Classic Rocks Rich Davenport commented that "tapping into the genre's early sense of musical adventure, without the stale indulgence of the mid-70s, [NMB's] latest album Innocence & Danger contrasts epics and concise tracks."

Writing for Prog, Gary MacKenzie also noted the limited presence of religious messages in the album and said "Innocence & Danger adds to his [Morse's] enviable high quality catalogue, but it would be wrong to ignore the contributions of his bandmates here.
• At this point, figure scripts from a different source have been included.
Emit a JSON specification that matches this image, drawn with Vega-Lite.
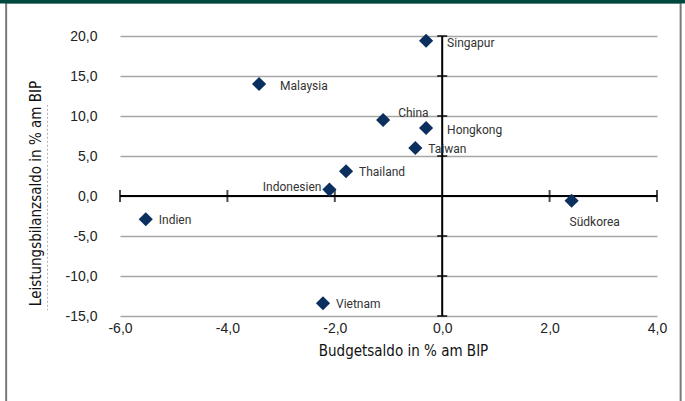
{
  "$schema": "https://vega.github.io/schema/vega-lite/v6.json",
  "autosize": "none",
  "width": 537,
  "height": 280,
  "padding": {"left": 120, "top": 36, "right": 28, "bottom": 85},
  "background": "white",
  "config": {"view": {"stroke": null}, "font": "Liberation Sans"},
  "datasets": {
    "countries": [
      {"land": "Singapur", "budget": -0.3, "leistung": 19.4},
      {"land": "Malaysia", "budget": -3.41, "leistung": 14.0},
      {"land": "China", "budget": -1.1, "leistung": 9.5},
      {"land": "Hongkong", "budget": -0.3, "leistung": 8.5},
      {"land": "Taiwan", "budget": -0.5, "leistung": 6.0},
      {"land": "Thailand", "budget": -1.79, "leistung": 3.1},
      {"land": "Indonesien", "budget": -2.1, "leistung": 0.8},
      {"land": "Indien", "budget": -5.52, "leistung": -2.9},
      {"land": "Südkorea", "budget": 2.41, "leistung": -0.6},
      {"land": "Vietnam", "budget": -2.22, "leistung": -13.4}
    ],
    "xticks": [{"v": -6}, {"v": -4}, {"v": -2}, {"v": 2}, {"v": 4}],
    "yticks": [{"v": -15}, {"v": -10}, {"v": -5}, {"v": 5}, {"v": 10}, {"v": 15}, {"v": 20}],
    "one": [{}]
  },
  "layer": [
    {
      "data": {"name": "one"},
      "mark": {"type": "rect", "fill": "transparent", "stroke": "#7a7a7a", "strokeWidth": 2, "clip": false},
      "encoding": {
        "x": {"datum": -8.12, "type": "quantitative"},
        "x2": {"datum": 4.44},
        "y": {"datum": 24.2, "type": "quantitative"},
        "y2": {"datum": -30}
      }
    },
    {
      "data": {"name": "one"},
      "mark": {"type": "rect", "fill": "#00473d", "clip": false},
      "encoding": {
        "x": {"datum": -8.4, "type": "quantitative"},
        "x2": {"datum": 4.7},
        "y": {"datum": 24.6, "type": "quantitative"},
        "y2": {"datum": 24.05}
      }
    },
    {
      "data": {"name": "one"},
      "mark": {"type": "rule", "color": "#b5b5b5", "strokeWidth": 1, "strokeDash": [2, 2], "clip": false},
      "encoding": {
        "x": {"datum": -7.35, "type": "quantitative"},
        "y": {"datum": 11.4, "type": "quantitative"},
        "y2": {"datum": -14.3}
      }
    },
    {
      "data": {"name": "countries"},
      "mark": {"type": "point", "opacity": 0},
      "encoding": {
        "x": {
          "field": "budget", "type": "quantitative",
          "scale": {"domain": [-6, 4], "nice": false, "zero": false},
          "axis": {
            "values": [-6, -4, -2, 0, 2, 4], "tickCount": 20,
            "labelExpr": "replace(replace(format(datum.value,'.1f'),'.',','),'\u2212','-')",
            "domain": false, "ticks": false, "grid": false,
            "labelFlush": false, "labelOverlap": false,
            "labelFontSize": 14, "labelColor": "#222", "labelPadding": 5,
            "title": "Budgetsaldo in % am BIP",
            "titleFont": "DejaVu Sans Condensed, Roboto, sans-serif", "titleFontSize": 15, "titleFontWeight": "normal",
            "titleColor": "#111", "titlePadding": 8, "titleX": 283
          }
        },
        "y": {
          "field": "leistung", "type": "quantitative",
          "scale": {"domain": [-15, 20], "nice": false, "zero": false},
          "axis": {
            "values": [-15, -10, -5, 0, 5, 10, 15, 20], "tickCount": 20,
            "labelExpr": "replace(replace(format(datum.value,'.1f'),'.',','),'\u2212','-')",
            "domain": false, "ticks": false,
            "labelFlush": false, "labelOverlap": false,
            "grid": true, "gridColor": "#a6a6a6", "gridWidth": 1.5,
            "labelFontSize": 14, "labelColor": "#222", "labelPadding": 23,
            "title": "Leistungsbilanzsaldo in % am BIP",
            "titleFont": "DejaVu Sans Condensed, Roboto, sans-serif", "titleFontSize": 15, "titleFontWeight": "normal",
            "titleColor": "#111", "titlePadding": 22, "titleY": 157
          }
        }
      }
    },
    {
      "data": {"name": "one"},
      "mark": {"type": "rule", "color": "#000", "strokeWidth": 2},
      "encoding": {
        "x": {"datum": -6, "type": "quantitative"},
        "x2": {"datum": 4},
        "y": {"datum": 0, "type": "quantitative"}
      }
    },
    {
      "data": {"name": "one"},
      "mark": {"type": "rule", "color": "#000", "strokeWidth": 2},
      "encoding": {
        "x": {"datum": 0, "type": "quantitative"},
        "y": {"datum": -15, "type": "quantitative"},
        "y2": {"datum": 20}
      }
    },
    {
      "data": {"name": "xticks"},
      "mark": {"type": "tick", "orient": "vertical", "color": "#000", "thickness": 2, "size": 12},
      "encoding": {
        "x": {"field": "v", "type": "quantitative"},
        "y": {"datum": 0, "type": "quantitative"}
      }
    },
    {
      "data": {"name": "yticks"},
      "mark": {"type": "tick", "orient": "horizontal", "color": "#000", "thickness": 2, "size": 10},
      "encoding": {
        "x": {"datum": 0, "type": "quantitative"},
        "y": {"field": "v", "type": "quantitative"}
      }
    },
    {
      "data": {"name": "countries"},
      "mark": {"type": "point", "shape": "diamond", "filled": true, "color": "#0b2f5e", "size": 200, "opacity": 1},
      "encoding": {
        "x": {"field": "budget", "type": "quantitative"},
        "y": {"field": "leistung", "type": "quantitative"}
      }
    },
    {
      "data": {"name": "countries"},
      "transform": [{"filter": "indexof(['Singapur','Malaysia','Hongkong'], datum.land) >= 0"}],
      "mark": {"type": "text", "align": "left", "baseline": "middle", "dx": 21, "dy": 2, "fontSize": 12, "font": "Roboto", "color": "#333"},
      "encoding": {
        "x": {"field": "budget", "type": "quantitative"},
        "y": {"field": "leistung", "type": "quantitative"},
        "text": {"field": "land"}
      }
    },
    {
      "data": {"name": "countries"},
      "transform": [{"filter": "indexof(['Thailand','Taiwan','Vietnam','Indien'], datum.land) >= 0"}],
      "mark": {"type": "text", "align": "left", "baseline": "middle", "dx": 13, "dy": 1, "fontSize": 12, "font": "Roboto", "color": "#333"},
      "encoding": {
        "x": {"field": "budget", "type": "quantitative"},
        "y": {"field": "leistung", "type": "quantitative"},
        "text": {"field": "land"}
      }
    },
    {
      "data": {"name": "countries"},
      "transform": [{"filter": "datum.land === 'China'"}],
      "mark": {"type": "text", "align": "left", "baseline": "middle", "dx": 15, "dy": -7, "fontSize": 12, "font": "Roboto", "color": "#333"},
      "encoding": {
        "x": {"field": "budget", "type": "quantitative"},
        "y": {"field": "leistung", "type": "quantitative"},
        "text": {"field": "land"}
      }
    },
    {
      "data": {"name": "countries"},
      "transform": [{"filter": "datum.land === 'Indonesien'"}],
      "mark": {"type": "text", "align": "right", "baseline": "middle", "dx": -8, "dy": -3, "fontSize": 12, "font": "Roboto", "color": "#333"},
      "encoding": {
        "x": {"field": "budget", "type": "quantitative"},
        "y": {"field": "leistung", "type": "quantitative"},
        "text": {"field": "land"}
      }
    },
    {
      "data": {"name": "countries"},
      "transform": [{"filter": "datum.land === 'Südkorea'"}],
      "mark": {"type": "text", "align": "left", "baseline": "middle", "dx": -2, "dy": 21, "fontSize": 12, "font": "Roboto", "color": "#333"},
      "encoding": {
        "x": {"field": "budget", "type": "quantitative"},
        "y": {"field": "leistung", "type": "quantitative"},
        "text": {"field": "land"}
      }
    }
  ]
}
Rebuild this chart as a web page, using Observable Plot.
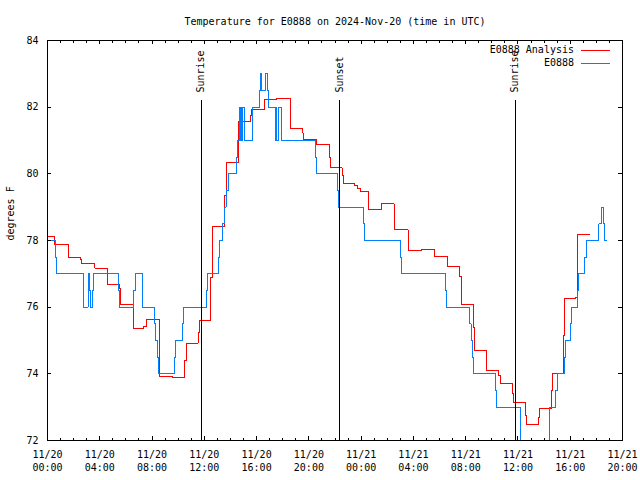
<!DOCTYPE html>
<html><head><meta charset="utf-8">
<script src="https://cdn.jsdelivr.net/npm/d3@7"></script>
<script src="https://cdn.jsdelivr.net/npm/@observablehq/plot@0.6"></script>
<style>
body{margin:0;background:#fff}
#wrap{position:relative;width:640px;height:480px;font-family:"DejaVu Sans Mono",monospace;font-size:10px;color:#000}
#wrap svg{position:absolute;left:0;top:0}
.lt{position:absolute;right:66px;line-height:13px;white-space:pre;text-align:right}
.ls{position:absolute;left:581px;width:29px;height:1px}
</style></head><body><div id="wrap"></div>
<script>
// time axis: hours since 2024-11-20 00:00 UTC
const startUTC = "2024-11-20T00:00:00Z";
const endUTC = "2024-11-21T20:00:00Z";

const analysisHours = [0.00,0.57,1.61,2.56,2.62,3.63,4.59,5.51,5.59,6.58,7.35,7.58,8.57,9.57,10.52,10.61,11.52,11.61,12.51,12.63,13.51,13.66,14.59,14.64,15.57,15.63,16.61,17.56,18.56,18.63,19.55,19.61,20.60,21.58,21.66,22.54,22.63,23.53,23.72,23.95,24.56,25.54,26.52,26.58,27.59,27.65,28.62,29.64,30.63,31.53,31.66,32.60,32.65,33.57,33.62,34.54,34.63,35.58,35.64,36.58,36.64,37.57,37.65,38.55,38.61,39.52,39.59,40.44,40.52,40.58,41.50];
const analysisTemps = [78.13,77.87,77.5,77.42,77.32,77.17,76.67,76.55,76.09,75.35,75.42,75.62,73.92,73.88,74.4,74.92,75.25,75.6,76.9,78.42,79.35,80.33,81.0,81.57,81.75,81.93,82.22,82.27,81.82,81.35,81.22,81.03,80.87,80.5,80.18,79.95,79.7,79.65,79.57,79.47,78.92,79.1,78.55,78.32,78.15,77.7,77.73,77.52,77.22,76.92,76.08,75.4,74.7,74.4,74.1,73.95,73.72,73.42,73.13,72.75,72.47,72.7,72.95,73.5,74.02,75.15,76.25,76.3,77.25,78.17,78.17];

const stationHours = [0.00,0.64,0.71,2.73,2.78,3.10,3.16,3.21,3.29,3.48,3.54,5.46,5.53,6.60,6.71,7.25,7.29,8.21,8.30,8.44,8.52,9.74,9.82,10.31,10.37,12.14,12.22,13.12,13.19,13.41,13.51,13.66,13.87,14.46,14.52,14.72,14.79,14.82,14.87,14.90,15.11,15.71,16.20,16.30,16.40,16.68,16.84,16.91,17.41,17.49,17.56,17.70,17.88,20.51,20.59,22.22,22.29,24.20,24.28,27.01,27.09,30.48,30.56,32.32,32.41,32.52,32.62,34.28,34.38,36.23,38.44,38.91,38.99,39.59,39.66,40.05,40.10,40.56,40.66,41.12,41.22,42.20,42.42,42.51,42.62,42.75];
const stationTemps = [78.0,77.5,77.0,76.5,76.0,76.5,77.0,76.5,76.0,76.5,77.0,76.5,76.0,76.5,77.0,76.5,76.0,75.5,75.0,74.5,74.0,74.5,75.0,75.5,76.0,76.5,77.0,77.5,78.0,78.5,79.0,79.5,80.0,80.5,81.0,82.0,81.0,82.0,81.0,82.0,81.0,82.0,82.5,83.0,82.5,83.0,82.5,82.0,81.0,82.0,81.0,82.0,81.0,80.5,80.0,79.5,79.0,78.5,78.0,77.5,77.0,76.5,76.0,75.5,75.0,74.5,74.0,73.5,73.0,71.5,73.0,73.5,74.0,74.5,75.0,75.5,76.0,76.5,77.0,77.5,78.0,78.5,79.0,78.5,78.0,78.0];

const sunNames = ["Sunrise","Sunset","Sunrise"];
const sunTimes = ["2024-11-20T11:46:00Z","2024-11-20T22:21:00Z","2024-11-21T11:47:00Z"];

const yTicks = [72,74,76,78,80,82,84];
const seriesNames = ["E0888 Analysis","E0888"];
const seriesColors = ["#ff0000","#0080ff"];
const titleText = "Temperature for E0888 on 2024-Nov-20 (time in UTC)";
const yLabel = "degrees F";

const W=640,H=480,mL=47,mR=18,mT=40,mB=40;
const plotW=W-mL-mR, plotH=H-mT-mB;
const MAJ=4, MIN=2.5;
const x0=new Date(startUTC), x1=new Date(endUTC);
const toDate=h=>new Date(x0.getTime()+h*3600e3);
const analysis=analysisHours.map((h,i)=>({t:toDate(h),v:analysisTemps[i]}));
const station=stationHours.map((h,i)=>({t:toDate(h),v:stationTemps[i]}));
const sun=sunNames.map((n,i)=>({name:n,t:new Date(sunTimes[i])}));
const yMin=yTicks[0], yMax=yTicks[yTicks.length-1];
const majorX=d3.utcHour.every(4).range(x0,new Date(+x1+1));
const minorX=d3.utcHour.range(x0,new Date(+x1+1));
const fmt=d3.utcFormat("%m/%d\n%H:%M");

const chart=Plot.plot({
  width:W,height:H,marginLeft:mL,marginRight:mR,marginTop:mT,marginBottom:mB,
  style:"font-family:'DejaVu Sans Mono',monospace;font-size:10px;background:#fff;color:#000;shape-rendering:crispEdges;",
  x:{type:"utc",domain:[x0,x1],label:null},
  y:{domain:[yMin,yMax],label:null},
  marks:[
    Plot.line(analysis,{x:"t",y:"v",stroke:seriesColors[0],strokeWidth:1,curve:"step-after",clip:true}),
    Plot.line(station,{x:"t",y:"v",stroke:seriesColors[1],strokeWidth:1,curve:"step-after",clip:true}),
    Plot.ruleX(sun,{x:"t",y1:yMin,y2:yMin+0.85*(yMax-yMin),stroke:"#000"}),
    Plot.text(sun,{x:"t",y:yMin+0.87*(yMax-yMin),text:"name",rotate:-90,textAnchor:"start",fill:"#000"}),
    Plot.tickY(yTicks,{y:d=>d,insetRight:plotW-MAJ,stroke:"#000"}),
    Plot.tickY(yTicks,{y:d=>d,insetLeft:plotW-MAJ,stroke:"#000"}),
    Plot.tickX(majorX,{x:d=>d,insetTop:plotH-MAJ,stroke:"#000"}),
    Plot.tickX(majorX,{x:d=>d,insetBottom:plotH-MAJ,stroke:"#000"}),
    Plot.tickX(minorX,{x:d=>d,insetTop:plotH-MIN,stroke:"#000"}),
    Plot.tickX(minorX,{x:d=>d,insetBottom:plotH-MIN,stroke:"#000"}),
    Plot.axisX(majorX,{tickSize:0,tickPadding:8,tickFormat:fmt,lineHeight:1.3,label:null}),
    Plot.axisY(yTicks,{tickSize:0,tickPadding:9,label:null}),
    Plot.text([yLabel],{frameAnchor:"left",dx:-37,rotate:-90,fill:"#000"}),
    Plot.text([titleText],{frameAnchor:"top",dy:-23,fill:"#000"}),
    Plot.frame({stroke:"#000"})
  ]
});
const wrap=document.getElementById("wrap");
wrap.appendChild(chart);
seriesNames.forEach((n,i)=>{
  const t=document.createElement("div");
  t.className="lt"; t.textContent=n; t.style.top=(43+13*i)+"px";
  wrap.appendChild(t);
  const s=document.createElement("div");
  s.className="ls"; s.style.background=seriesColors[i]; s.style.top=(50+13*i)+"px";
  wrap.appendChild(s);
});
</script></body></html>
There are some twists and turns that move beyond the expected Morse formulae and, [...] Innocence & Danger [...] certainly delivers those big themes, mellifluous vocal lines, instrumental gorgeousness and more one has come to expect from this accomplished band."

Professional ratings
Review scores
| Source | Rating |
| Prog Radio | Star |
| laut.de | Star |
| Dangerdog Music Reviews | 4.5/5 |
| RAMzine | Star |
| Sonic Perspectives | 9.5/10 |
| Classic Rock | Star |

=== Commercial reception ===
==== Charts ====

| Chart (2021) | Peak position |
|---|---|
| Belgian Albums (Ultratop Flanders) | 187 |
| Belgian Albums (Ultratop Wallonia) | 63 |
| Dutch Albums (Album Top 100) | 18 |
| Scottish Albums (Official Charts) | 26 |
| Swiss Albums (Schweizer Hitparade) | 5 |
| UK Albums Sales (OCC) | 26 |
| UK Christian & Gospel Albums (Official Charts) | 2 |
| UK Progressive Albums (Official Charts) | 7 |
| UK Rock & Metal Albums (Official Charts) | 4 |

== Personnel ==
NMB
- Neal Morse — keyboards, guitars, vocals
- Mike Portnoy — drums, percussion, vocals
- Randy George — fretted and fretless bass
- Bill Hubauer — piano, organ, synthesizers, vocals
- Eric Gillette — guitars, vocals

Additional musicians
- Josee Weyland — violin
- Gideon Klein — viola, cello, string bass
- Amy Pippin, Julie Harrison, April Zachary — background vocals on "Bridge over Troubled Water"

Technical personal
- NMB — arrangement, production
- Rich Mouser — mixing, mastering
- Jerry Guidroz — drums engineering
- Thomas Cucé — additional engineering
- Bouchra Azizy — additional digital editing
- Thomas Ewerhard — artwork
- John Zocco — photography

== Awards and recognition ==
The album was honored as "Album of the Year" for 2021 by ProgCharts.com.